- Associated Press - Monday, March 3, 2014

RALEIGH, N.C. (AP) - David McCoy, a career state employee who rose through the ranks to help manage the North Carolina government’s finances through two recessions, is retiring at the end of the month.

McCoy, the state controller, told employees Monday morning of his decision to leave more than a year before the expiration of his seven-year appointment.

“During this time, we have faced some of the greatest fiscal challenges the state has ever had to confront,” McCoy wrote to staff, but added “none of us are immune from the passage of time and a number of health and family issues have arisen that I now need to focus on.” McCoy, 61, didn’t disclose details.

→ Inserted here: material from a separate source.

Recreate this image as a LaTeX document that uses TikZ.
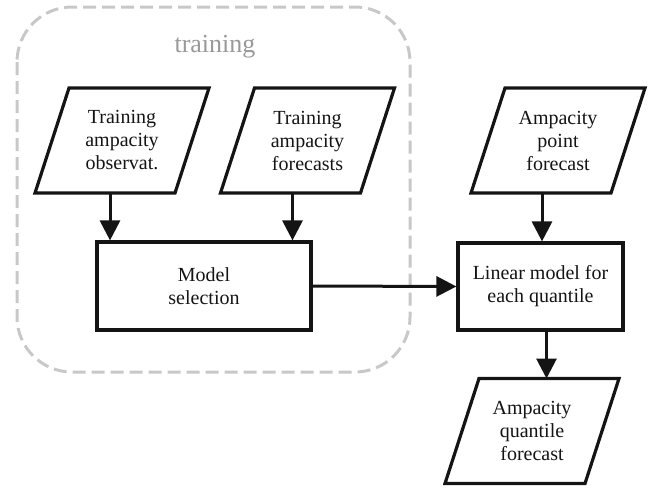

In 2008, then-Gov. Mike Easley chose McCoy, his state budget director for the previous seven years, to become controller. Charged with keeping the state’s books, monitoring cash flow and managing state payroll, the controller is considered an independent position at arm’s lengths from the state’s fiscal decision-makers.

A former public school teacher, attorney and longtime university instructor, McCoy began his state government career in the late 1980s when he became deputy director of the North Carolina Commission of Indian Affairs. McCoy is a Chippewa Indian.

He was legal counsel and later deputy secretary at the Department of Administration before joining then-Gov. Jim Hunt’s staff, where he took on projects such as gambling negotiations with the Eastern Band of Cherokee Indians.

Hunt picked him in 1999 to serve as transportation secretary, where he remained until Easley named him budget director.

McCoy managed the state budget through fiscal emergencies early in Easley’s first term and later helped keep state government paying its bills during a multibillion-dollar shortfall that forced Gov. Beverly Perdue to furlough state workers and teachers in 2009.

McCoy praised Controller’s Office workers for projects such as state government’s new payroll and human resources computer system and a unified computer system called CJ-LEADS that merges criminal offender information in one location for law enforcement.

“I will resign my office with satisfaction knowing that the appointment I accepted was well within my abilities,” McCoy wrote Gov. Pat McCrory in his retirement letter dated last Friday. “The successful achievement of many significant and noteworthy goals during my tenure has validated nearly all of my expectations.”

The governor is supposed to name a successor to McCoy, whose term was to expire June 30, 2015. The General Assembly must confirm the replacement.